MiRNAs belonging to the miR-200 family have been associated independently with metabolism and inflammation [9] and their upregulation functionally related to male reproductive function when tested in seminal plasma [24]. Analysis in serum showed only a borderline statistically significant difference in miR-200c-3p levels between subfertile and control men. However, the association with subfertility was increased when subjects with at least one manifestation of MetS were excluded from the analysis, suggesting that low-grade systemic inflammation (LGSI) and metabolic disturbances may override its association with subfertility. Indeed, previous reports have shown that inflammatory factors such as TNFα and NF-κB, which are elevated in MetS-induced LGSI, potently induce expression of miR-200 family miRNAs [25], suppressing any fertility-related elevation of these miRNAs. Even though the miR-200c-3p had limited sensitivity and specificity as a predictor of subfertility, combination of miR-155-5p, miR-200c-3p, and the established marker of subfertility FSH resulted in higher AUC than any of the markers alone, suggesting that each of the markers is affected by independent factors, finally together affecting male subfertility.

Our findings confirm previous reports showing an association of miR-122-5p with parameters used to define MetS [26, 27] and highlights its potential to be used as a single serum marker that reflects multiple metabolic disturbances. The correlation found between miR-122-5p and sperm concentration in subfertile men might show an indirect link with metabolic disturbances.

The limitations of this study arise mainly from the number of samples analyzed, reducing the statistical power. Including men with more prominent features of MetS would potentially allow for identifying miRNAs showing clearer associations between MetS components and subfertility. An additional limitation is the fact that extracellular miRNAs expression does not always reflect intracellular changes [26].

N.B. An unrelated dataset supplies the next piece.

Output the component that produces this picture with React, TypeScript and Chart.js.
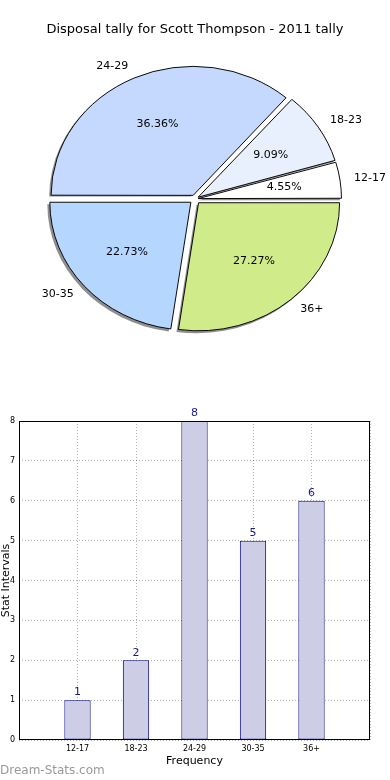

In conclusion, this study demonstrated the potential of serum-derived miR-155-5p and miR-200c-3p as non-invasive biomarkers of subfertility. Our findings suggest that these miRNAs are associated with subfertility but this association is concealed in men with metabolic disturbances. Levels of these miRNAs in men with no metabolic disturbances may reflect pathophysiological changes that in the future could lead to MetS. Currently, functions of numerous miRNAs in relation to different pathomechanisms have been deciphered at the cellular and tissue levels. Nevertheless, still little is known if these changes in cell-free miRNAs can reflect both gonadal function and multifactorial disorders such as MetS. A follow-up longitudinal study will allow us to investigate if dynamics of changes in serum levels of miRNAs investigated in the present study in subfertile men without metabolic disturbances can predict the development of MetS.